◆ **What you will do**
Exactly repeat the material, dropping only the pictures.

━━━━━ Dataset section ━━━━━

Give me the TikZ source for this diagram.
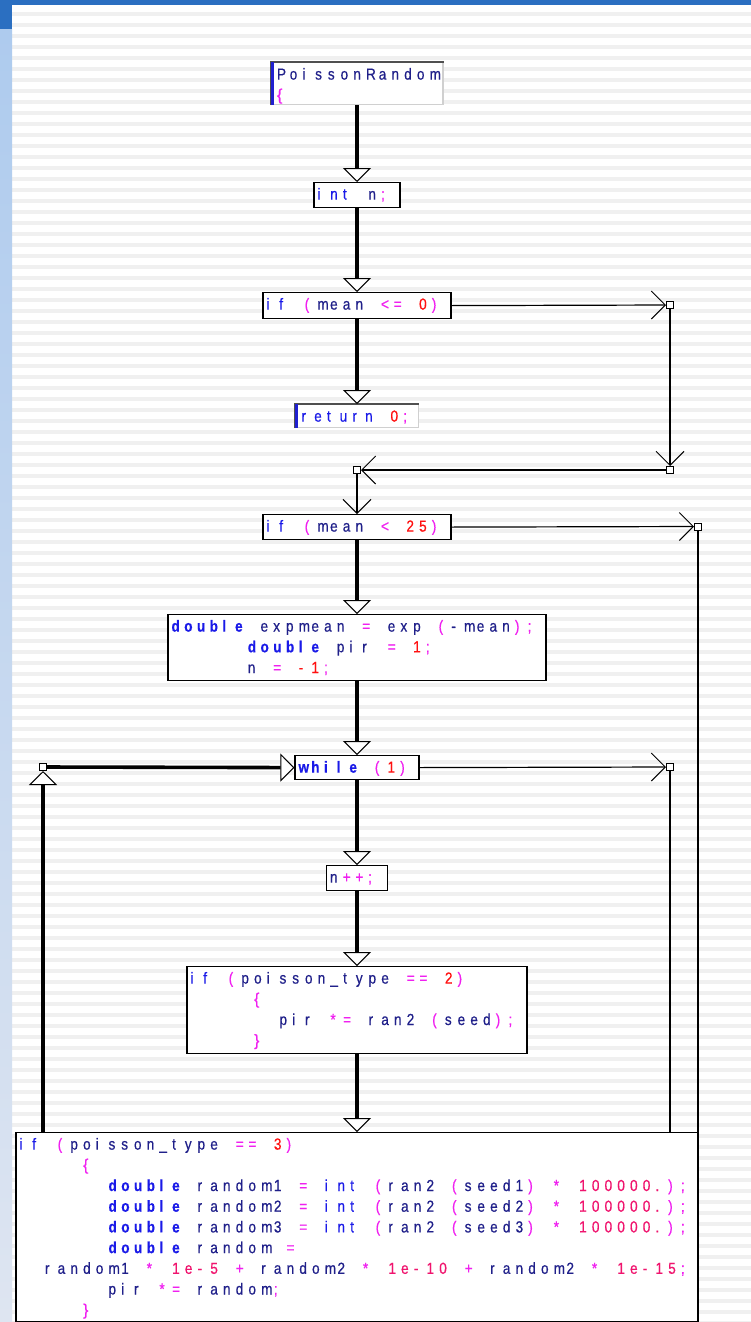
\documentclass[tikz,border=0pt]{standalone}
\usepackage{fontspec}
\setmainfont{Liberation Sans}[FakeBold=0.6]
\usepackage{graphicx}
\usetikzlibrary{arrows.meta}

% Fixed character cells for the code text
\newlength\cellw
\setlength\cellw{12.72pt}
\ExplSyntaxOn
\NewDocumentCommand\cells{m}
  {\str_map_inline:nn {#1} {\makebox[\cellw][l]{\scalebox{0.85}[1]{##1}}}}
\ExplSyntaxOff
\newcommand\ckw[1]{\textcolor{kwColour}{\cells{#1}}}
\newcommand\ckwb[1]{\textcolor{kwColour}{\bfseries\cells{#1}}}
\newcommand\cid[1]{\textcolor{idColour}{\cells{#1}}}
\newcommand\cop[1]{\textcolor{opColour}{\cells{#1}}}
\newcommand\cnum[1]{\textcolor{numColour}{\cells{#1}}}
\newcommand\cflt[1]{\textcolor{fltColour}{\cells{#1}}}
\newcommand\clb{\textcolor{opColour}{\makebox[\cellw][l]{\{}}}
\newcommand\crb{\textcolor{opColour}{\makebox[\cellw][l]{\}}}}
\newcommand\cind[1]{\hspace*{#1\cellw}}
\newcommand\codebox[3][3.5pt]{\hbox to #2pt{\hspace*{#1}\vtop{\baselineskip=20.7pt\lineskiplimit=-100pt\halign{##\hfil\cr#3\crcr}}\hss}}

\begin{document}
\begin{tikzpicture}[x=1pt, y=-1pt,
    font=\fontsize{16}{20.7}\selectfont,
    code/.style={draw=black, line width=1.2pt, fill=white, inner sep=0pt, text height=17pt, anchor=north},
    entry/.style={code, draw=rimLight},
    flow/.style={line width=3.6pt, -{Triangle[fill=white, length=14pt, width=28pt, line width=1pt]}},
    jump/.style={line width=1.2pt, -{Straight Barb[length=14pt, width=28pt, line width=1pt]}},
    rail/.style={line width=1.2pt},
    jn/.style={draw=black, fill=white, line width=1pt, minimum size=7pt, inner sep=0pt}]

    % Define colours
    \definecolor{kwColour}{HTML}{1A1AE8}
    \definecolor{idColour}{HTML}{20208A}
    \definecolor{opColour}{HTML}{F020F0}
    \definecolor{numColour}{HTML}{FF1010}
    \definecolor{fltColour}{HTML}{F0146E}
    \definecolor{stripeColour}{HTML}{F0F0F0}
    \definecolor{barColour}{HTML}{2B6FC1}
    \definecolor{sideTop}{HTML}{AECBEE}
    \definecolor{sideBottom}{HTML}{DEE5F1}
    \definecolor{rimLight}{HTML}{D0D0D0}
    \definecolor{rimDark}{HTML}{505050}
    \definecolor{rimBlue}{HTML}{2020D0}

    % Draw background
    \useasboundingbox (0,0) rectangle (751,1322);
    \fill[white] (0,0) rectangle (751,1322);
    \foreach \k in {0,...,119}
        \fill[stripeColour] (12,{11.7+11*\k}) rectangle (751,{16.2+11*\k});
    \fill[barColour] (0,0) rectangle (751,5);
    \fill[barColour] (0,5) rectangle (12,30);
    \shade[top color=sideTop, bottom color=sideBottom] (0,30) rectangle (12,1322);

    % Draw statement boxes
    \node[entry, text depth=25pt] (start) at (357,62)
        {\codebox[6pt]{172}{\cid{PoissonRandom}\cr\clb}};
    \node[code, text depth=8pt] (intn) at (357,182)
        {\codebox{86}{\ckw{int }\cid{n}\cop{;}}};
    \node[code, text depth=9pt] (if1) at (357,292)
        {\codebox{188}{\ckw{if }\cop{(}\cid{mean }\cop{<= }\cnum{0}\cop{)}}};
    \node[entry, text depth=6pt] (ret) at (357,404)
        {\codebox[6pt]{123}{\ckw{return }\cnum{0}\cop{;}}};
    \node[code, text depth=8pt] (if2) at (357,514)
        {\codebox{188}{\ckw{if }\cop{(}\cid{mean }\cop{< }\cnum{25}\cop{)}}};
    \node[code, text depth=49pt] (init) at (357,614)
        {\codebox{378}{\ckwb{double }\cid{expmean }\cop{= }\cid{exp }\cop{(}\cid{-mean}\cop{);}\cr
        \cind{6}\ckwb{double }\cid{pir }\cop{= }\cnum{1}\cop{;}\cr
        \cind{6}\cid{n }\cop{= }\cnum{-1}\cop{;}}};
    \node[code, text depth=7pt] (loop) at (357,755)
        {\codebox{124}{\ckwb{while }\cop{(}\cnum{1}\cop{)}}};
    \node[code, text depth=8pt] (inc) at (357,865)
        {\codebox{61}{\cid{n}\cop{++;}}};
    \node[code, text depth=70pt] (if3) at (357,966)
        {\codebox{340}{\ckw{if }\cop{(}\cid{poisson_type }\cop{== }\cnum{2}\cop{)}\cr
        \cind{5}\clb\cr
        \cind{7}\cid{pir }\cop{*= }\cid{ran2 }\cop{(}\cid{seed}\cop{);}\cr
        \cind{5}\crb}};
    \node[code, text depth=172pt] (if4) at (357,1132)
        {\codebox{682}{\ckw{if }\cop{(}\cid{poisson_type }\cop{== }\cnum{3}\cop{)}\cr
        \cind{5}\clb\cr
        \cind{7}\ckwb{double }\cid{random1 }\cop{= }\ckw{int }\cop{(}\cid{ran2 }\cop{(}\cid{seed1}\cop{) * }\cflt{100000.}\cop{);}\cr
        \cind{7}\ckwb{double }\cid{random2 }\cop{= }\ckw{int }\cop{(}\cid{ran2 }\cop{(}\cid{seed2}\cop{) * }\cflt{100000.}\cop{);}\cr
        \cind{7}\ckwb{double }\cid{random3 }\cop{= }\ckw{int }\cop{(}\cid{ran2 }\cop{(}\cid{seed3}\cop{) * }\cflt{100000.}\cop{);}\cr
        \cind{7}\ckwb{double }\cid{random }\cop{=}\cr
        \cind{2}\cid{random1 }\cop{* }\cflt{1e-5 }\cop{+ }\cid{random2 }\cop{* }\cflt{1e-10 }\cop{+ }\cid{random2 }\cop{* }\cflt{1e-15}\cop{;}\cr
        \cind{7}\cid{pir }\cop{*= }\cid{random}\cop{;}\cr
        \cind{5}\crb}};

    % Rims of the entry boxes
    \foreach \b in {start,ret} {
        \draw[rimDark, line width=1.5pt] (\b.south west) -- (\b.north west) -- (\b.north east);
        \draw[rimBlue, line width=3pt] ([xshift=2pt]\b.south west) -- ([xshift=2pt]\b.north west);
    }

    % Draw junctions
    \node[jn] (j1) at (670,305) {};
    \node[jn] (j2) at (670,470) {};
    \node[jn] (j3) at (357,470) {};
    \node[jn] (j4) at (698,526.5) {};
    \node[jn] (j5) at (670,767) {};
    \node[jn] (j6) at (43,767) {};

    % Main flow
    \draw[flow] (start.south) -- (intn.north);
    \draw[flow] (intn.south) -- (if1.north);
    \draw[flow] (if1.south) -- (ret.north);
    \draw[flow] (if2.south) -- (init.north);
    \draw[flow] (init.south) -- (loop.north);
    \draw[flow] (loop.south) -- (inc.north);
    \draw[flow] (inc.south) -- (if3.north);
    \draw[flow] (if3.south) -- (if4.north);

    % Branches and loop back
    \draw[jump] (if1.east) -- (j1);
    \draw[jump] (j1) -- (j2);
    \draw[jump] (j2) -- (j3);
    \draw[jump] (j3) -- (if2.north);
    \draw[jump] (if2.east) -- (j4);
    \draw[rail] (j4) -- (j4 |- if4.north);
    \draw[jump] (loop.east) -- (j5);
    \draw[rail] (j5) -- (j5 |- if4.north);
    \draw[flow] (j6 |- if4.north) -- (j6);
    \draw[flow] (j6) -- (loop.west);

\end{tikzpicture}
\end{document}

━━━━━

◆ **Solution for this problem**
Give me the TikZ source for this diagram.
\documentclass[tikz,border=0pt]{standalone}
\usepackage{fontspec}
\setmainfont{Liberation Sans}[FakeBold=0.6]
\usepackage{graphicx}
\usetikzlibrary{arrows.meta}

% Fixed character cells for the code text
\newlength\cellw
\setlength\cellw{12.72pt}
\ExplSyntaxOn
\NewDocumentCommand\cells{m}
  {\str_map_inline:nn {#1} {\makebox[\cellw][l]{\scalebox{0.85}[1]{##1}}}}
\ExplSyntaxOff
\newcommand\ckw[1]{\textcolor{kwColour}{\cells{#1}}}
\newcommand\ckwb[1]{\textcolor{kwColour}{\bfseries\cells{#1}}}
\newcommand\cid[1]{\textcolor{idColour}{\cells{#1}}}
\newcommand\cop[1]{\textcolor{opColour}{\cells{#1}}}
\newcommand\cnum[1]{\textcolor{numColour}{\cells{#1}}}
\newcommand\cflt[1]{\textcolor{fltColour}{\cells{#1}}}
\newcommand\clb{\textcolor{opColour}{\makebox[\cellw][l]{\{}}}
\newcommand\crb{\textcolor{opColour}{\makebox[\cellw][l]{\}}}}
\newcommand\cind[1]{\hspace*{#1\cellw}}
\newcommand\codebox[3][3.5pt]{\hbox to #2pt{\hspace*{#1}\vtop{\baselineskip=20.7pt\lineskiplimit=-100pt\halign{##\hfil\cr#3\crcr}}\hss}}

\begin{document}
\begin{tikzpicture}[x=1pt, y=-1pt,
    font=\fontsize{16}{20.7}\selectfont,
    code/.style={draw=black, line width=1.2pt, fill=white, inner sep=0pt, text height=17pt, anchor=north},
    entry/.style={code, draw=rimLight},
    flow/.style={line width=3.6pt, -{Triangle[fill=white, length=14pt, width=28pt, line width=1pt]}},
    jump/.style={line width=1.2pt, -{Straight Barb[length=14pt, width=28pt, line width=1pt]}},
    rail/.style={line width=1.2pt},
    jn/.style={draw=black, fill=white, line width=1pt, minimum size=7pt, inner sep=0pt}]

    % Define colours
    \definecolor{kwColour}{HTML}{1A1AE8}
    \definecolor{idColour}{HTML}{20208A}
    \definecolor{opColour}{HTML}{F020F0}
    \definecolor{numColour}{HTML}{FF1010}
    \definecolor{fltColour}{HTML}{F0146E}
    \definecolor{stripeColour}{HTML}{F0F0F0}
    \definecolor{barColour}{HTML}{2B6FC1}
    \definecolor{sideTop}{HTML}{AECBEE}
    \definecolor{sideBottom}{HTML}{DEE5F1}
    \definecolor{rimLight}{HTML}{D0D0D0}
    \definecolor{rimDark}{HTML}{505050}
    \definecolor{rimBlue}{HTML}{2020D0}

    % Draw background
    \useasboundingbox (0,0) rectangle (751,1322);
    \fill[white] (0,0) rectangle (751,1322);
    \foreach \k in {0,...,119}
        \fill[stripeColour] (12,{11.7+11*\k}) rectangle (751,{16.2+11*\k});
    \fill[barColour] (0,0) rectangle (751,5);
    \fill[barColour] (0,5) rectangle (12,30);
    \shade[top color=sideTop, bottom color=sideBottom] (0,30) rectangle (12,1322);

    % Draw statement boxes
    \node[entry, text depth=25pt] (start) at (357,62)
        {\codebox[6pt]{172}{\cid{PoissonRandom}\cr\clb}};
    \node[code, text depth=8pt] (intn) at (357,182)
        {\codebox{86}{\ckw{int }\cid{n}\cop{;}}};
    \node[code, text depth=9pt] (if1) at (357,292)
        {\codebox{188}{\ckw{if }\cop{(}\cid{mean }\cop{<= }\cnum{0}\cop{)}}};
    \node[entry, text depth=6pt] (ret) at (357,404)
        {\codebox[6pt]{123}{\ckw{return }\cnum{0}\cop{;}}};
    \node[code, text depth=8pt] (if2) at (357,514)
        {\codebox{188}{\ckw{if }\cop{(}\cid{mean }\cop{< }\cnum{25}\cop{)}}};
    \node[code, text depth=49pt] (init) at (357,614)
        {\codebox{378}{\ckwb{double }\cid{expmean }\cop{= }\cid{exp }\cop{(}\cid{-mean}\cop{);}\cr
        \cind{6}\ckwb{double }\cid{pir }\cop{= }\cnum{1}\cop{;}\cr
        \cind{6}\cid{n }\cop{= }\cnum{-1}\cop{;}}};
    \node[code, text depth=7pt] (loop) at (357,755)
        {\codebox{124}{\ckwb{while }\cop{(}\cnum{1}\cop{)}}};
    \node[code, text depth=8pt] (inc) at (357,865)
        {\codebox{61}{\cid{n}\cop{++;}}};
    \node[code, text depth=70pt] (if3) at (357,966)
        {\codebox{340}{\ckw{if }\cop{(}\cid{poisson_type }\cop{== }\cnum{2}\cop{)}\cr
        \cind{5}\clb\cr
        \cind{7}\cid{pir }\cop{*= }\cid{ran2 }\cop{(}\cid{seed}\cop{);}\cr
        \cind{5}\crb}};
    \node[code, text depth=172pt] (if4) at (357,1132)
        {\codebox{682}{\ckw{if }\cop{(}\cid{poisson_type }\cop{== }\cnum{3}\cop{)}\cr
        \cind{5}\clb\cr
        \cind{7}\ckwb{double }\cid{random1 }\cop{= }\ckw{int }\cop{(}\cid{ran2 }\cop{(}\cid{seed1}\cop{) * }\cflt{100000.}\cop{);}\cr
        \cind{7}\ckwb{double }\cid{random2 }\cop{= }\ckw{int }\cop{(}\cid{ran2 }\cop{(}\cid{seed2}\cop{) * }\cflt{100000.}\cop{);}\cr
        \cind{7}\ckwb{double }\cid{random3 }\cop{= }\ckw{int }\cop{(}\cid{ran2 }\cop{(}\cid{seed3}\cop{) * }\cflt{100000.}\cop{);}\cr
        \cind{7}\ckwb{double }\cid{random }\cop{=}\cr
        \cind{2}\cid{random1 }\cop{* }\cflt{1e-5 }\cop{+ }\cid{random2 }\cop{* }\cflt{1e-10 }\cop{+ }\cid{random2 }\cop{* }\cflt{1e-15}\cop{;}\cr
        \cind{7}\cid{pir }\cop{*= }\cid{random}\cop{;}\cr
        \cind{5}\crb}};

    % Rims of the entry boxes
    \foreach \b in {start,ret} {
        \draw[rimDark, line width=1.5pt] (\b.south west) -- (\b.north west) -- (\b.north east);
        \draw[rimBlue, line width=3pt] ([xshift=2pt]\b.south west) -- ([xshift=2pt]\b.north west);
    }

    % Draw junctions
    \node[jn] (j1) at (670,305) {};
    \node[jn] (j2) at (670,470) {};
    \node[jn] (j3) at (357,470) {};
    \node[jn] (j4) at (698,526.5) {};
    \node[jn] (j5) at (670,767) {};
    \node[jn] (j6) at (43,767) {};

    % Main flow
    \draw[flow] (start.south) -- (intn.north);
    \draw[flow] (intn.south) -- (if1.north);
    \draw[flow] (if1.south) -- (ret.north);
    \draw[flow] (if2.south) -- (init.north);
    \draw[flow] (init.south) -- (loop.north);
    \draw[flow] (loop.south) -- (inc.north);
    \draw[flow] (inc.south) -- (if3.north);
    \draw[flow] (if3.south) -- (if4.north);

    % Branches and loop back
    \draw[jump] (if1.east) -- (j1);
    \draw[jump] (j1) -- (j2);
    \draw[jump] (j2) -- (j3);
    \draw[jump] (j3) -- (if2.north);
    \draw[jump] (if2.east) -- (j4);
    \draw[rail] (j4) -- (j4 |- if4.north);
    \draw[jump] (loop.east) -- (j5);
    \draw[rail] (j5) -- (j5 |- if4.north);
    \draw[flow] (j6 |- if4.north) -- (j6);
    \draw[flow] (j6) -- (loop.west);

\end{tikzpicture}
\end{document}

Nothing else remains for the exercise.